WHAT YOU HAVE TO DO: Print, word for word, the opening line of the data below and every line after it through the line that contains "const yRange = [-2.134, 6.345];", but not the pictures.

------ DATASET CONTENT

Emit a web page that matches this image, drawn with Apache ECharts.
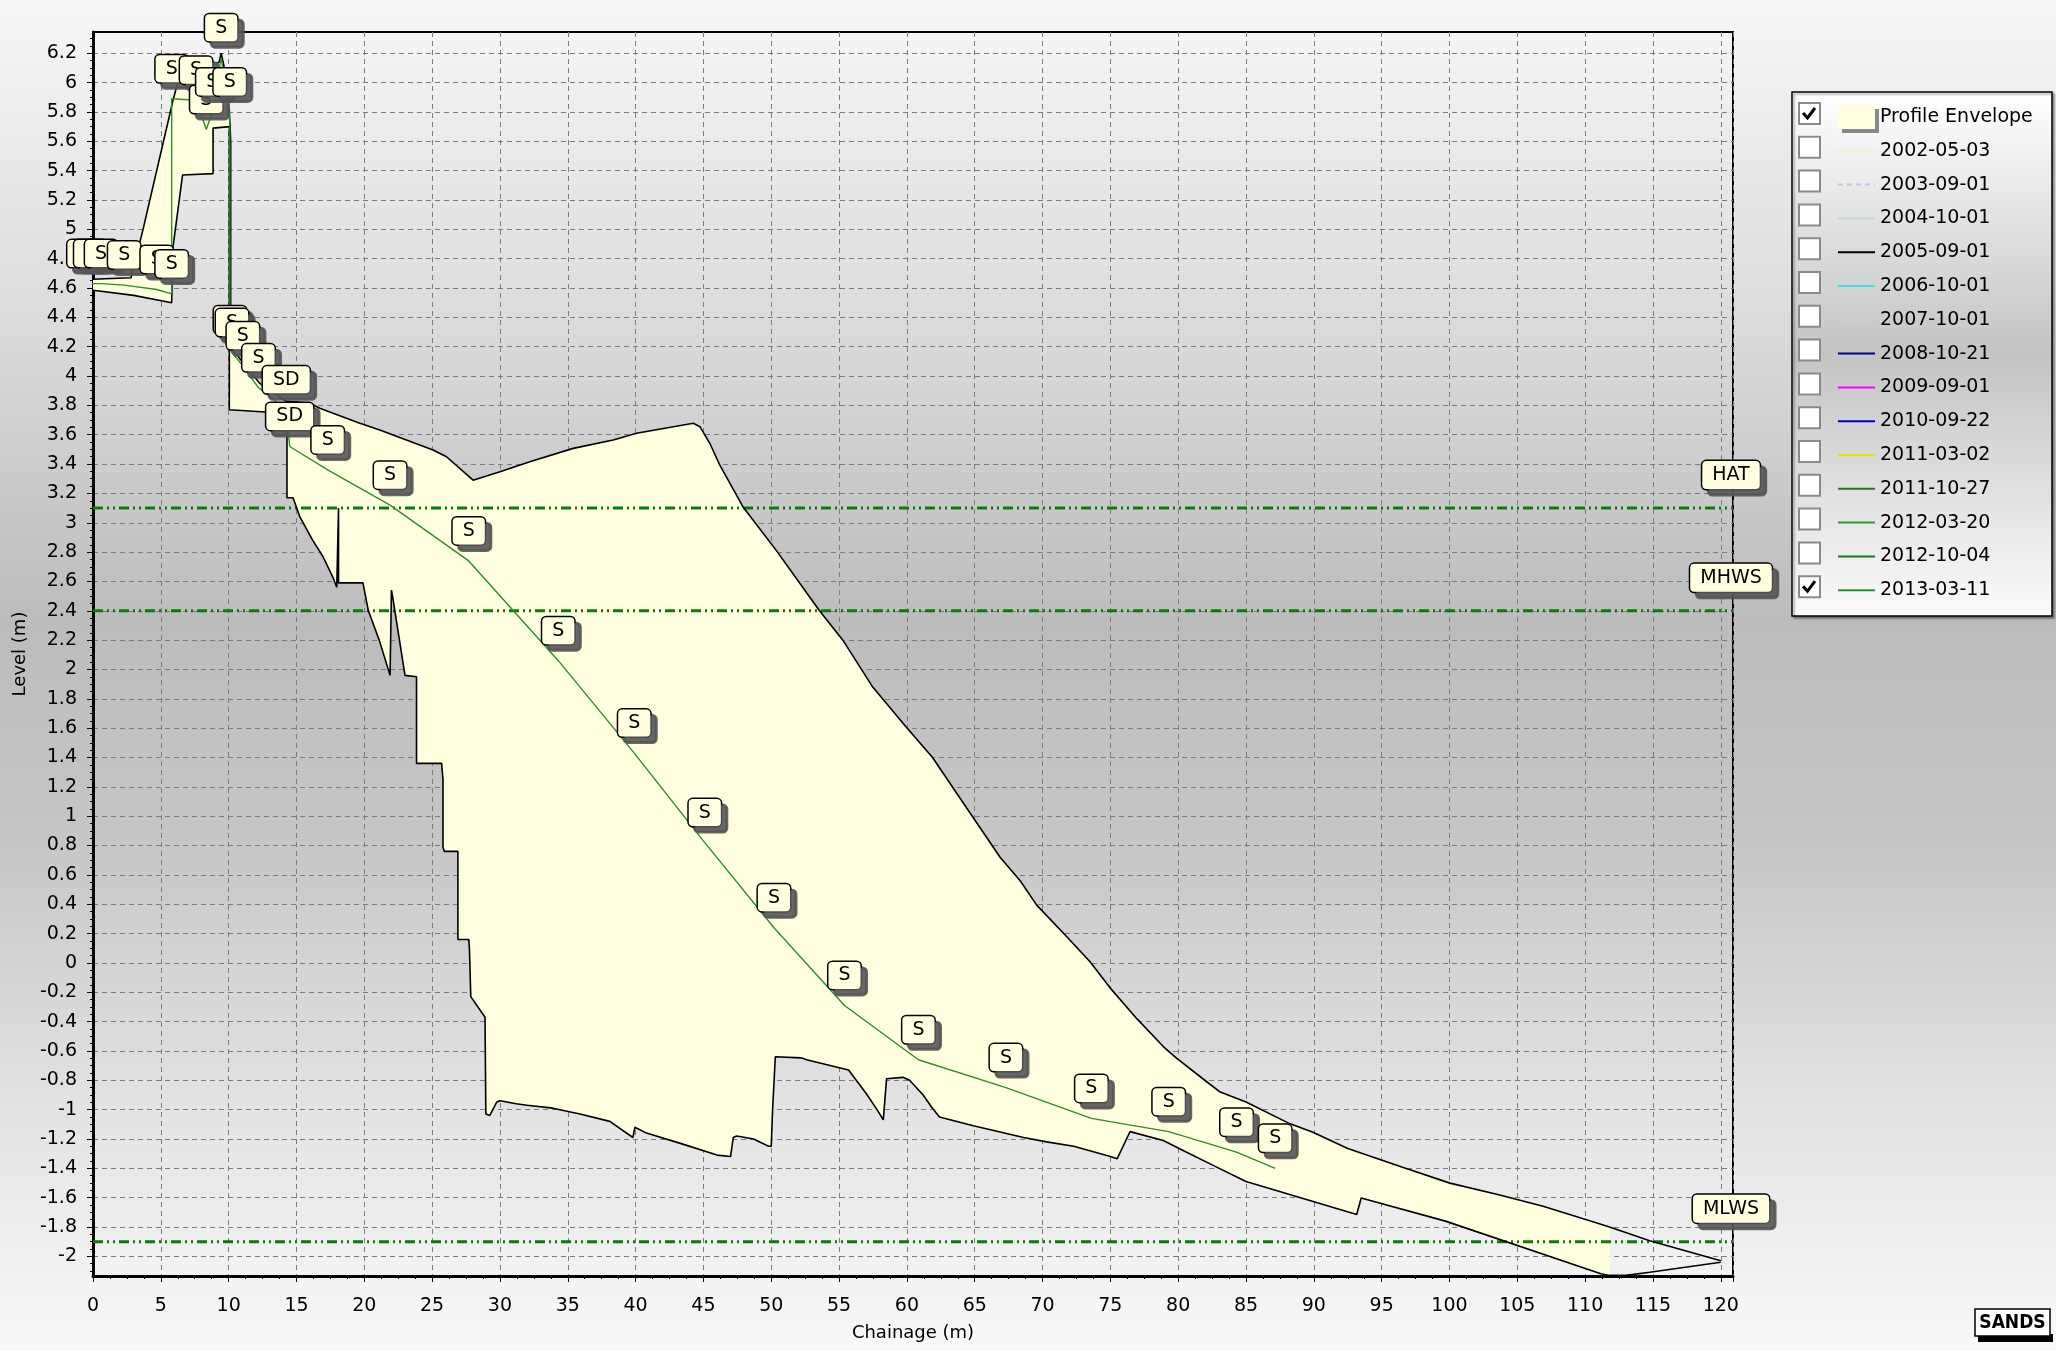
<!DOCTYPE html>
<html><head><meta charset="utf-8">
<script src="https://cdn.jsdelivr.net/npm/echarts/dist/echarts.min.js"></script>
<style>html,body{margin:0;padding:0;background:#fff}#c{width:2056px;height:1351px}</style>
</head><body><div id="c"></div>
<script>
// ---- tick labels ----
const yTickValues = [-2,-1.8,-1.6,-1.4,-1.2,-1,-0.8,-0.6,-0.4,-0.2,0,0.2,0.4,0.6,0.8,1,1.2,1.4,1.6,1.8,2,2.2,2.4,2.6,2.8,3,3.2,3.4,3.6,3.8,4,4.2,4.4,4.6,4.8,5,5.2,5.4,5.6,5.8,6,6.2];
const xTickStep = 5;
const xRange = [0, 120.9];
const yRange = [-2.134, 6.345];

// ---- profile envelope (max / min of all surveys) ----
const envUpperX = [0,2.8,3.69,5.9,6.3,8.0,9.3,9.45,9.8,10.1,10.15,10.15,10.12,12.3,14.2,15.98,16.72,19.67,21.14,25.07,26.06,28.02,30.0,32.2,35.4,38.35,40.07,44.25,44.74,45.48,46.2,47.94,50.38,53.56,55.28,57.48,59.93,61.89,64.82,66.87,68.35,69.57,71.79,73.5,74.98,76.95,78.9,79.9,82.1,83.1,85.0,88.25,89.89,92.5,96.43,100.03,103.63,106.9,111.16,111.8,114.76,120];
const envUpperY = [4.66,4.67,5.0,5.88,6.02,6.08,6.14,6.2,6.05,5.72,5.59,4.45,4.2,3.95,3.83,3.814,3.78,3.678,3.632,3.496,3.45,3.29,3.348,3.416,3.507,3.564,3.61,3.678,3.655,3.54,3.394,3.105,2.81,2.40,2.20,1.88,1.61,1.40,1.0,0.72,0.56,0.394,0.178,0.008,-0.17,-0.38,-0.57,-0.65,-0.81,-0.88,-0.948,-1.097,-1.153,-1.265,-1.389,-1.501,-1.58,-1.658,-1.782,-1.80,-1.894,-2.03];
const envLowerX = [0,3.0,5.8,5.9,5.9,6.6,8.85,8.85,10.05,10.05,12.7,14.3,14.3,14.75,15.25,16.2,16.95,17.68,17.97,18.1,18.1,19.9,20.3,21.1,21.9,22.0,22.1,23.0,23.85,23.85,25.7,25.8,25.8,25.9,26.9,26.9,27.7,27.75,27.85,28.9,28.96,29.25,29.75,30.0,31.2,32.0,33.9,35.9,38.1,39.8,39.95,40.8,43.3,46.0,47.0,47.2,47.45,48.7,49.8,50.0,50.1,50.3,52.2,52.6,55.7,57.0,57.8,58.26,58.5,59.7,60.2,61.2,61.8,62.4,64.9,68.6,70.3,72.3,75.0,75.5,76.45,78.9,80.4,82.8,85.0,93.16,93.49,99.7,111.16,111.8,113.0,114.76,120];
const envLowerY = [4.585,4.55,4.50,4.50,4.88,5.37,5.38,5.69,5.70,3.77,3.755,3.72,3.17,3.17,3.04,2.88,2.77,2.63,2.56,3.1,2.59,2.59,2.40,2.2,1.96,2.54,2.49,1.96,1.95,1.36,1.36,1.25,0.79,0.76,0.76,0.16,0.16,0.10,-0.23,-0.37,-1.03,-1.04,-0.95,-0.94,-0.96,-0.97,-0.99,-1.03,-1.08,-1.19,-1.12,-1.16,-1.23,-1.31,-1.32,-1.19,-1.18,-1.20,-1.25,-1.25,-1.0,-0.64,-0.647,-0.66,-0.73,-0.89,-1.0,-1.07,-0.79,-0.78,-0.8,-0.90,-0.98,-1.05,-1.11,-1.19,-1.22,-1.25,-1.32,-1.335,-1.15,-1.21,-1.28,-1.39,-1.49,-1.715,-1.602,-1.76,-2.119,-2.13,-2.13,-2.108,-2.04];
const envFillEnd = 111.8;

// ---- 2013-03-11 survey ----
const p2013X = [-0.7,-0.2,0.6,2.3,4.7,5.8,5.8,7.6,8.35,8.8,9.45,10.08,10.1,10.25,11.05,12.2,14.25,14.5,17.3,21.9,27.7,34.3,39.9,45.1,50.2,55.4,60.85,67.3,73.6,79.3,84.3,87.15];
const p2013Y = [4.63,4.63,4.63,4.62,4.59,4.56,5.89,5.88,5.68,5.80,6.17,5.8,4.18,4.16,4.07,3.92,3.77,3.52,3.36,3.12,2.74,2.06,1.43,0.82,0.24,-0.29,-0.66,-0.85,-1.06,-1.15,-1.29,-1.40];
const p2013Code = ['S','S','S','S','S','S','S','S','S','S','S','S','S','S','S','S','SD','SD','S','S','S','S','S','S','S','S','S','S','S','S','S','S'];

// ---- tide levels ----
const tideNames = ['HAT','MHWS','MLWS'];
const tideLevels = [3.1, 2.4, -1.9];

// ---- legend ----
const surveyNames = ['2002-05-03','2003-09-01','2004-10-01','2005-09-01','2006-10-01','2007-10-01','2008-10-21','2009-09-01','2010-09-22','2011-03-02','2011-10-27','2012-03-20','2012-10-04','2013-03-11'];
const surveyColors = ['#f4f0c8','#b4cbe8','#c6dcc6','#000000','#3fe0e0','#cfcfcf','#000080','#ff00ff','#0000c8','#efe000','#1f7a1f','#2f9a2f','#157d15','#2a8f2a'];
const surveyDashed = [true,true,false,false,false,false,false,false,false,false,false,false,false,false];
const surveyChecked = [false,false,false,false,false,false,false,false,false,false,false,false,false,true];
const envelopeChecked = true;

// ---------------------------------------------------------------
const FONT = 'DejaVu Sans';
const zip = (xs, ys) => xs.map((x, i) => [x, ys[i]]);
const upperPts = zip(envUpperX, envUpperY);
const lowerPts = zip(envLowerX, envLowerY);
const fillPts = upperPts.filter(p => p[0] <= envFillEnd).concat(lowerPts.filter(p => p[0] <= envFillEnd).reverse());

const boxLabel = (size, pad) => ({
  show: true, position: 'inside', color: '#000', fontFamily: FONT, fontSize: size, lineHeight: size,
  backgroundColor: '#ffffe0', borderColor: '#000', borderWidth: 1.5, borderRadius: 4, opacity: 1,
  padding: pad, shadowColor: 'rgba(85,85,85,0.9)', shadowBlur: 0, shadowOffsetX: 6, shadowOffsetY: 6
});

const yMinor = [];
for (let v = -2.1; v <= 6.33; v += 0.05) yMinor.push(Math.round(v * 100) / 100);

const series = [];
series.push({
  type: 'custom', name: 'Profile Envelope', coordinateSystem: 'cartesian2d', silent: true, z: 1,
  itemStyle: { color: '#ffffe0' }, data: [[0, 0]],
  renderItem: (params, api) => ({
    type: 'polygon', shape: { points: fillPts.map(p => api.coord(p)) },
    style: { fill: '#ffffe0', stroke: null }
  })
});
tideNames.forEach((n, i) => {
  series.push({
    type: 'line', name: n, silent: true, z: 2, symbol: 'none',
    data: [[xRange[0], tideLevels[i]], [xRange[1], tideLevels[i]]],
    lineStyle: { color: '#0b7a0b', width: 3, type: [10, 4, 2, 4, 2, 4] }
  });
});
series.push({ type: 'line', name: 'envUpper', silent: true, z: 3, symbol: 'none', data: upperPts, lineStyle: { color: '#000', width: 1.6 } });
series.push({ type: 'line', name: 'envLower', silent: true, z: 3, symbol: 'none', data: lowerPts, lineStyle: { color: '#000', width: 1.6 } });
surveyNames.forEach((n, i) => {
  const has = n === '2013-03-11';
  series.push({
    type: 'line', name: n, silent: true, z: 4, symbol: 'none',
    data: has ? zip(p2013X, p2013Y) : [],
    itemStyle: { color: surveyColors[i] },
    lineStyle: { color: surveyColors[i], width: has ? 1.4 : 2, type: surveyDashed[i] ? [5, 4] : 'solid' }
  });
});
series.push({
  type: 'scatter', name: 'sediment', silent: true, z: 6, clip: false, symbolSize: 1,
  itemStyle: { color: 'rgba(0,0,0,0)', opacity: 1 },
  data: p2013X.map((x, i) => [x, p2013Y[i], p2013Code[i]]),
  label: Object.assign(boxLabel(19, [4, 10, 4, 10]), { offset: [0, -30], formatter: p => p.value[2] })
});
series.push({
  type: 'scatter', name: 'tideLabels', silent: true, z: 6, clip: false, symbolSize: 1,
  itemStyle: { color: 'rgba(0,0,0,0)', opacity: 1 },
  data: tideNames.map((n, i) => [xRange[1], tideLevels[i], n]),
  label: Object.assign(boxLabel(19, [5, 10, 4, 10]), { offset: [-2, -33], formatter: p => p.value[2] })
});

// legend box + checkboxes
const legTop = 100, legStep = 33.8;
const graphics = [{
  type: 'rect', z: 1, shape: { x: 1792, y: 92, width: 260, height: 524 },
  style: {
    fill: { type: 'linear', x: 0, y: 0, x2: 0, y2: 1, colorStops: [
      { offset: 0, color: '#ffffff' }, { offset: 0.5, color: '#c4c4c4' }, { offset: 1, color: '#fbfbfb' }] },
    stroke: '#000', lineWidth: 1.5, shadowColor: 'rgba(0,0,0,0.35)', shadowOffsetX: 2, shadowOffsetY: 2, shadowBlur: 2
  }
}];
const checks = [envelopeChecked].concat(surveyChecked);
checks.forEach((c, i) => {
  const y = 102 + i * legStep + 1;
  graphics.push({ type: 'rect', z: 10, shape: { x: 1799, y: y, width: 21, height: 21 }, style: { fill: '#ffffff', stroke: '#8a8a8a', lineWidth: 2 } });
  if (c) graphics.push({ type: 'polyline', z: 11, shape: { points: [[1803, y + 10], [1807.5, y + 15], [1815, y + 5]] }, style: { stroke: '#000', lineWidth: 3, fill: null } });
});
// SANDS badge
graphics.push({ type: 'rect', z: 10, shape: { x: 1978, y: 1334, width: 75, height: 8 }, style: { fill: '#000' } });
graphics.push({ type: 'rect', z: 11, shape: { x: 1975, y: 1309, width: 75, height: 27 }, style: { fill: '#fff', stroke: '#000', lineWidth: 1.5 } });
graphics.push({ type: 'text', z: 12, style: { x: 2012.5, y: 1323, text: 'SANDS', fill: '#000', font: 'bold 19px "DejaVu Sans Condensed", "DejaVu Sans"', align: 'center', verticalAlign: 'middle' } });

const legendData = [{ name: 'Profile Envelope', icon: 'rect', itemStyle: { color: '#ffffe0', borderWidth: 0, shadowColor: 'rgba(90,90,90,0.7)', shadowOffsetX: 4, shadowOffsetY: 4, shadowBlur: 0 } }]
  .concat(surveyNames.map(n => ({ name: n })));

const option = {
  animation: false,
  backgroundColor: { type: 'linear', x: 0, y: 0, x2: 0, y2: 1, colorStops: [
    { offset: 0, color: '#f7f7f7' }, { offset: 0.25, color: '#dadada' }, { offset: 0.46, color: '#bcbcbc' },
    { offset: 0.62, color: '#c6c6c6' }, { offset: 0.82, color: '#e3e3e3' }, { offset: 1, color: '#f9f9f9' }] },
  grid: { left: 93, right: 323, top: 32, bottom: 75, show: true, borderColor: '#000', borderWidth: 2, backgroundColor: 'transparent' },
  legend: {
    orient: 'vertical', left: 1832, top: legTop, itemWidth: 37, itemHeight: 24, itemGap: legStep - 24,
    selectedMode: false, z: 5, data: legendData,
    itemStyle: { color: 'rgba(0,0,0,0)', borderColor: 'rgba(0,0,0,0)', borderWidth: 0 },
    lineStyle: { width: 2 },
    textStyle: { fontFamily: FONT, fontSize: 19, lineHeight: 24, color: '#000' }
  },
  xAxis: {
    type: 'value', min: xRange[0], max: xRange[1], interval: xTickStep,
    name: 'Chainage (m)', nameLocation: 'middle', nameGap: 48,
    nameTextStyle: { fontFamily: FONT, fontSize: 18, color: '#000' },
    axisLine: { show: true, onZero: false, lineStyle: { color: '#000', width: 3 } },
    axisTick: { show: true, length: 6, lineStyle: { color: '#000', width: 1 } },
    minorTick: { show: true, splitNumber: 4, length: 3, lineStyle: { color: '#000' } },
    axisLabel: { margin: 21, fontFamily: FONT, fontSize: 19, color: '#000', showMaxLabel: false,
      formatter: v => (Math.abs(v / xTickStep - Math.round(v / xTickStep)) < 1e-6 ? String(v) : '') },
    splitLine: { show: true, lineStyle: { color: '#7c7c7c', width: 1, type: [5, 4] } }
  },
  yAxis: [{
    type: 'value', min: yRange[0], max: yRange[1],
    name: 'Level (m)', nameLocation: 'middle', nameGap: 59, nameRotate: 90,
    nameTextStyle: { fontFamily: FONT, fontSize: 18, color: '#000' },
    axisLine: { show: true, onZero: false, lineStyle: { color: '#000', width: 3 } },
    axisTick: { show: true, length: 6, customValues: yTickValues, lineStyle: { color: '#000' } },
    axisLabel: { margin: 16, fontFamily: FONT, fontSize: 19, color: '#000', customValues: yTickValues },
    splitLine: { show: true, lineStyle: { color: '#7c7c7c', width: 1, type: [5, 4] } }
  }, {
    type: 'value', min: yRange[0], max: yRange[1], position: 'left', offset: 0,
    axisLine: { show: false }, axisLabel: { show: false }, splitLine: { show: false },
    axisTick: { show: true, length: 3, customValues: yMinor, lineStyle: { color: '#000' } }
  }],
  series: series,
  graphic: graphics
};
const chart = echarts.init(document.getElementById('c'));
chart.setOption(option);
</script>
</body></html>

------------

RESPONSE TO THE TASK:
Emit a web page that matches this image, drawn with Apache ECharts.
<!DOCTYPE html>
<html><head><meta charset="utf-8">
<script src="https://cdn.jsdelivr.net/npm/echarts/dist/echarts.min.js"></script>
<style>html,body{margin:0;padding:0;background:#fff}#c{width:2056px;height:1351px}</style>
</head><body><div id="c"></div>
<script>
// ---- tick labels ----
const yTickValues = [-2,-1.8,-1.6,-1.4,-1.2,-1,-0.8,-0.6,-0.4,-0.2,0,0.2,0.4,0.6,0.8,1,1.2,1.4,1.6,1.8,2,2.2,2.4,2.6,2.8,3,3.2,3.4,3.6,3.8,4,4.2,4.4,4.6,4.8,5,5.2,5.4,5.6,5.8,6,6.2];
const xTickStep = 5;
const xRange = [0, 120.9];
const yRange = [-2.134, 6.345];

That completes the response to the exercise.